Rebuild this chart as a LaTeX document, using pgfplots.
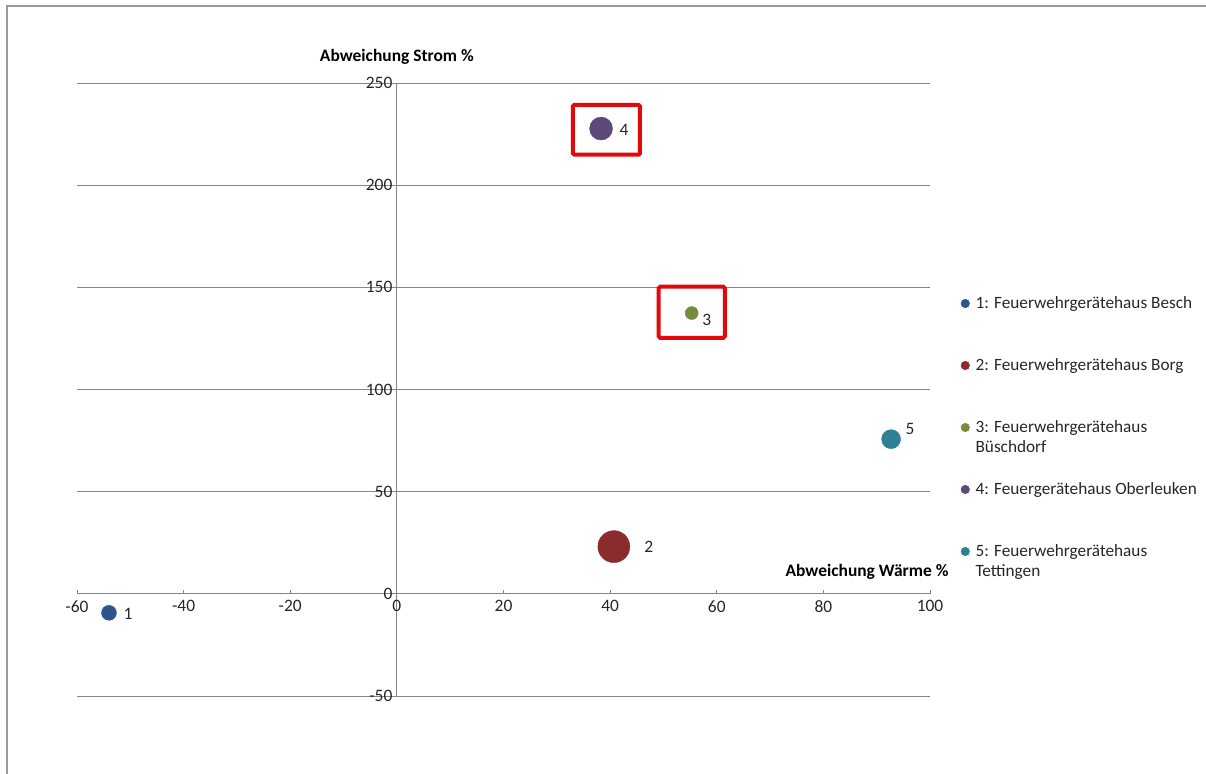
\documentclass[border=0pt]{standalone}
\usepackage{pgfplots}
\pgfplotsset{compat=1.18}
\usepackage{fontspec}
\setmainfont{Carlito}
\definecolor{gridgray}{RGB}{134,134,134}
\definecolor{cA}{RGB}{46,84,139}
\definecolor{cB}{RGB}{138,44,44}
\definecolor{cC}{RGB}{118,140,60}
\definecolor{cD}{RGB}{94,72,122}
\definecolor{cE}{RGB}{46,128,146}
\definecolor{boxred}{RGB}{226,8,12}
\begin{document}
\begin{tikzpicture}
\begin{axis}[
  scale only axis, width=853bp, height=613bp,
  xmin=-60, xmax=100, ymin=-50, ymax=250,
  axis lines=middle,
  axis line style={draw=gridgray, line width=0.8bp, -},
  xtick={-60,-40,...,100}, ytick={-50,0,...,250},
  hide obscured x ticks=false, hide obscured y ticks=false,
  ymajorgrids, grid style={gridgray, line width=0.8bp},
  xtick style={draw=gridgray, line width=0.8bp},
  ytick style={draw=none},
  xtick align=inside, major tick length=4bp,
  /pgf/number format/assume math mode=true,
  ticklabel style={font=\fontsize{17.5}{20}\selectfont, text=black!85},
  xticklabel style={yshift=-3bp},
  yticklabel style={xshift=1bp},
  clip=false,
  legend style={at={(rel axis cs:1.0363,0.6509)}, anchor=north west, draw=none, fill=none,
    inner sep=0pt, outer sep=0pt, row sep=6bp, column sep=6bp,
    font=\fontsize{17.3}{21}\selectfont,
    nodes={anchor=base west, inner sep=0pt, outer sep=0pt, text height=11bp, text depth=45bp, text=black!85}},
  legend image code/.code={\draw[#1, mark size=4.3bp] plot coordinates {(0bp,4.5bp)};},
  every node near coord/.append style={font=\fontsize{17.5}{20}\selectfont, text=black!85, anchor=center},
]
\addplot[only marks, mark=*, color=cA, mark size=7.5bp, nodes near coords={1},
  every node near coord/.append style={xshift=19bp, yshift=-1bp}] coordinates {(-54.0,-9.3)};
\addlegendentry{1: Feuerwehrgerätehaus Besch}
\addplot[only marks, mark=*, color=cB, mark size=16bp, nodes near coords={2},
  every node near coord/.append style={xshift=35bp, yshift=0bp}] coordinates {(40.7,23.1)};
\addlegendentry{2: Feuerwehrgerätehaus Borg}
\addplot[only marks, mark=*, color=cC, mark size=6.5bp, nodes near coords={3},
  every node near coord/.append style={xshift=15bp, yshift=-7bp}] coordinates {(55.3,137.4)};
\addlegendentry{\begin{tabular}[t]{@{}l@{}}3: Feuerwehrgerätehaus\\Büschdorf\end{tabular}}
\addplot[only marks, mark=*, color=cD, mark size=11.5bp, nodes near coords={4},
  every node near coord/.append style={xshift=23bp, yshift=-1bp}] coordinates {(38.3,227.7)};
\addlegendentry{4: Feuergerätehaus Oberleuken}
\addplot[only marks, mark=*, color=cE, mark size=9.5bp, nodes near coords={5},
  every node near coord/.append style={xshift=19bp, yshift=10bp}] coordinates {(92.7,75.7)};
\addlegendentry{\begin{tabular}[t]{@{}l@{}}5: Feuerwehrgerätehaus\\Tettingen\end{tabular}}
\draw[boxred, line width=4bp, rounded corners=1.5bp] (axis cs:33.0,239.3) rectangle (axis cs:45.6,214.9);
\draw[boxred, line width=4bp, rounded corners=1.5bp] (axis cs:49.1,150.3) rectangle (axis cs:61.5,125.3);
\node[font=\bfseries\fontsize{17.5}{20}\selectfont, text=black] at (axis cs:0,250) [yshift=26bp] {Abweichung Strom \%};
\node[font=\bfseries\fontsize{17.5}{20}\selectfont, text=black, anchor=east] at (axis cs:100,0) [xshift=22bp, yshift=22bp] {Abweichung Wärme \%};
\end{axis}
\draw[gray!80, line width=1.2bp] (-70bp,-78bp) -- (-70bp,690bp) -- (1129bp,690bp);
\pgfresetboundingbox
\path (-77bp,-78bp) rectangle (1129bp,696bp);
\end{tikzpicture}
\end{document}
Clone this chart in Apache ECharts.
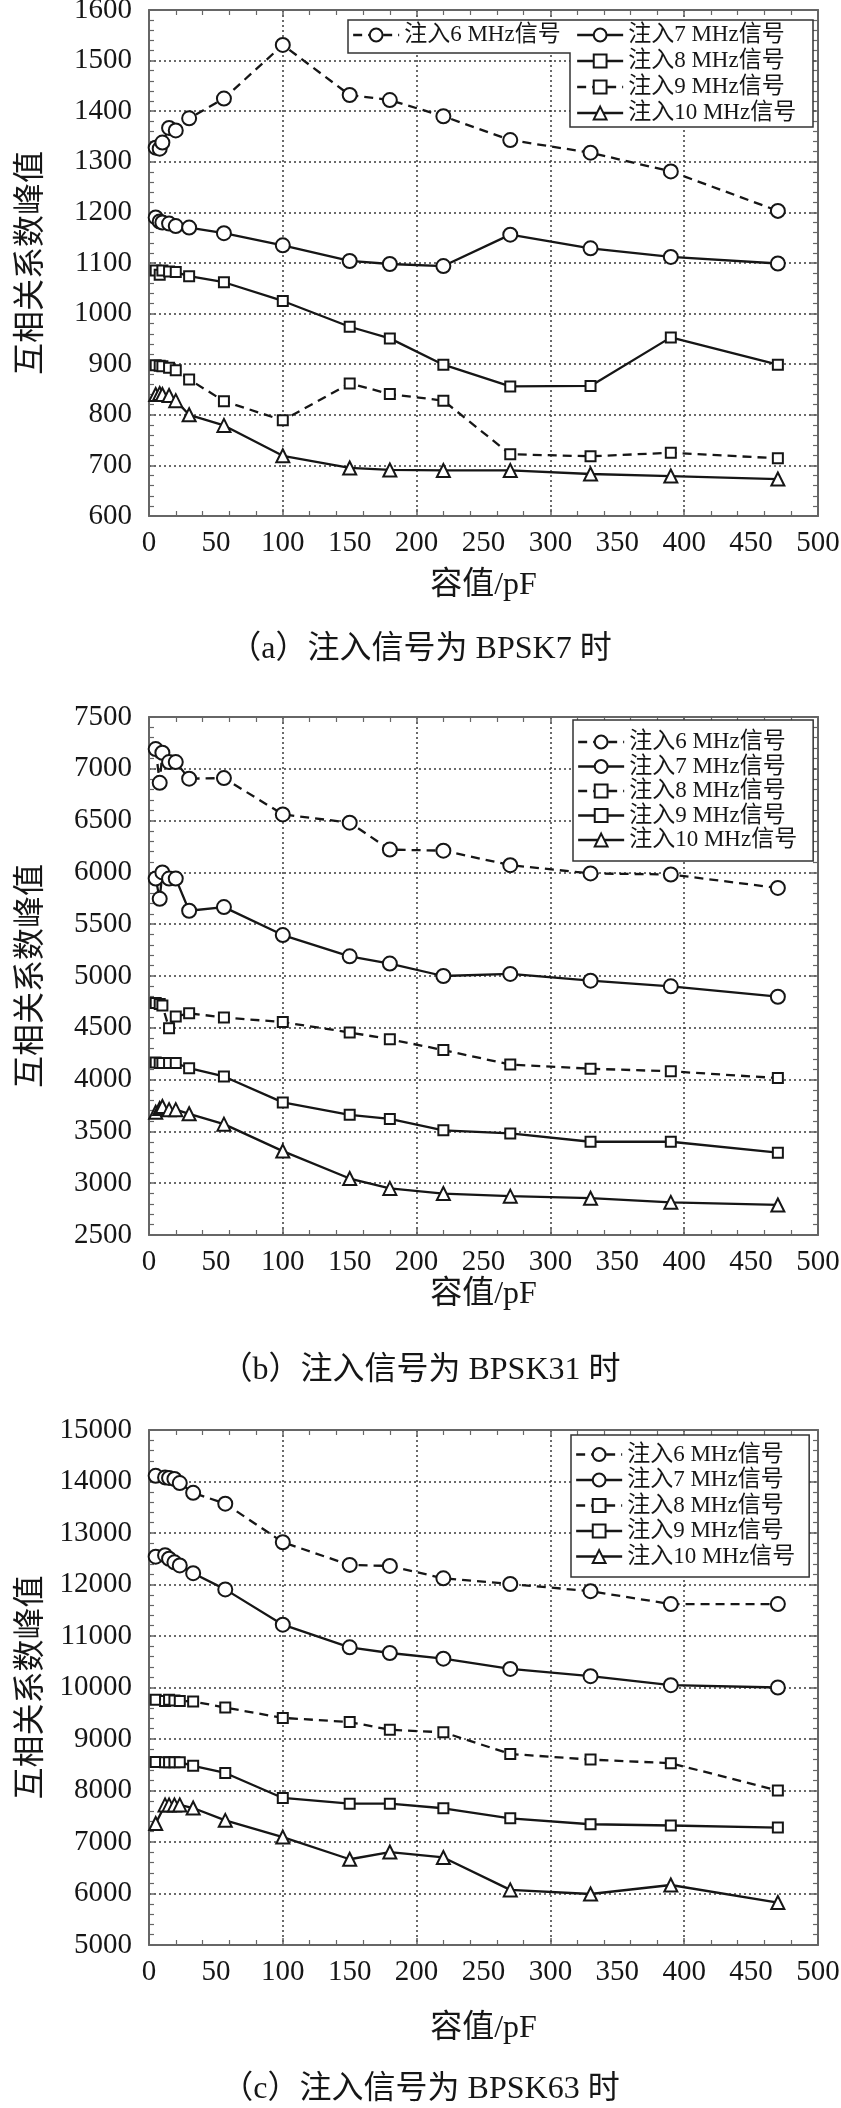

§ §

WHAT TO DO:
Restate the listing above word for word, and skip the pictures.

FULL SOLUTION:
Rebuild this chart as a LaTeX document, using pgfplots.
\documentclass[border=0pt]{standalone}
\usepackage{pgfplots}
\pgfplotsset{compat=1.18}
\usepackage{fontspec}
\setmainfont{Carlito}
\definecolor{gridgray}{RGB}{134,134,134}
\definecolor{cA}{RGB}{46,84,139}
\definecolor{cB}{RGB}{138,44,44}
\definecolor{cC}{RGB}{118,140,60}
\definecolor{cD}{RGB}{94,72,122}
\definecolor{cE}{RGB}{46,128,146}
\definecolor{boxred}{RGB}{226,8,12}
\begin{document}
\begin{tikzpicture}
\begin{axis}[
  scale only axis, width=853bp, height=613bp,
  xmin=-60, xmax=100, ymin=-50, ymax=250,
  axis lines=middle,
  axis line style={draw=gridgray, line width=0.8bp, -},
  xtick={-60,-40,...,100}, ytick={-50,0,...,250},
  hide obscured x ticks=false, hide obscured y ticks=false,
  ymajorgrids, grid style={gridgray, line width=0.8bp},
  xtick style={draw=gridgray, line width=0.8bp},
  ytick style={draw=none},
  xtick align=inside, major tick length=4bp,
  /pgf/number format/assume math mode=true,
  ticklabel style={font=\fontsize{17.5}{20}\selectfont, text=black!85},
  xticklabel style={yshift=-3bp},
  yticklabel style={xshift=1bp},
  clip=false,
  legend style={at={(rel axis cs:1.0363,0.6509)}, anchor=north west, draw=none, fill=none,
    inner sep=0pt, outer sep=0pt, row sep=6bp, column sep=6bp,
    font=\fontsize{17.3}{21}\selectfont,
    nodes={anchor=base west, inner sep=0pt, outer sep=0pt, text height=11bp, text depth=45bp, text=black!85}},
  legend image code/.code={\draw[#1, mark size=4.3bp] plot coordinates {(0bp,4.5bp)};},
  every node near coord/.append style={font=\fontsize{17.5}{20}\selectfont, text=black!85, anchor=center},
]
\addplot[only marks, mark=*, color=cA, mark size=7.5bp, nodes near coords={1},
  every node near coord/.append style={xshift=19bp, yshift=-1bp}] coordinates {(-54.0,-9.3)};
\addlegendentry{1: Feuerwehrgerätehaus Besch}
\addplot[only marks, mark=*, color=cB, mark size=16bp, nodes near coords={2},
  every node near coord/.append style={xshift=35bp, yshift=0bp}] coordinates {(40.7,23.1)};
\addlegendentry{2: Feuerwehrgerätehaus Borg}
\addplot[only marks, mark=*, color=cC, mark size=6.5bp, nodes near coords={3},
  every node near coord/.append style={xshift=15bp, yshift=-7bp}] coordinates {(55.3,137.4)};
\addlegendentry{\begin{tabular}[t]{@{}l@{}}3: Feuerwehrgerätehaus\\Büschdorf\end{tabular}}
\addplot[only marks, mark=*, color=cD, mark size=11.5bp, nodes near coords={4},
  every node near coord/.append style={xshift=23bp, yshift=-1bp}] coordinates {(38.3,227.7)};
\addlegendentry{4: Feuergerätehaus Oberleuken}
\addplot[only marks, mark=*, color=cE, mark size=9.5bp, nodes near coords={5},
  every node near coord/.append style={xshift=19bp, yshift=10bp}] coordinates {(92.7,75.7)};
\addlegendentry{\begin{tabular}[t]{@{}l@{}}5: Feuerwehrgerätehaus\\Tettingen\end{tabular}}
\draw[boxred, line width=4bp, rounded corners=1.5bp] (axis cs:33.0,239.3) rectangle (axis cs:45.6,214.9);
\draw[boxred, line width=4bp, rounded corners=1.5bp] (axis cs:49.1,150.3) rectangle (axis cs:61.5,125.3);
\node[font=\bfseries\fontsize{17.5}{20}\selectfont, text=black] at (axis cs:0,250) [yshift=26bp] {Abweichung Strom \%};
\node[font=\bfseries\fontsize{17.5}{20}\selectfont, text=black, anchor=east] at (axis cs:100,0) [xshift=22bp, yshift=22bp] {Abweichung Wärme \%};
\end{axis}
\draw[gray!80, line width=1.2bp] (-70bp,-78bp) -- (-70bp,690bp) -- (1129bp,690bp);
\pgfresetboundingbox
\path (-77bp,-78bp) rectangle (1129bp,696bp);
\end{tikzpicture}
\end{document}
Clone this chart in Apache ECharts.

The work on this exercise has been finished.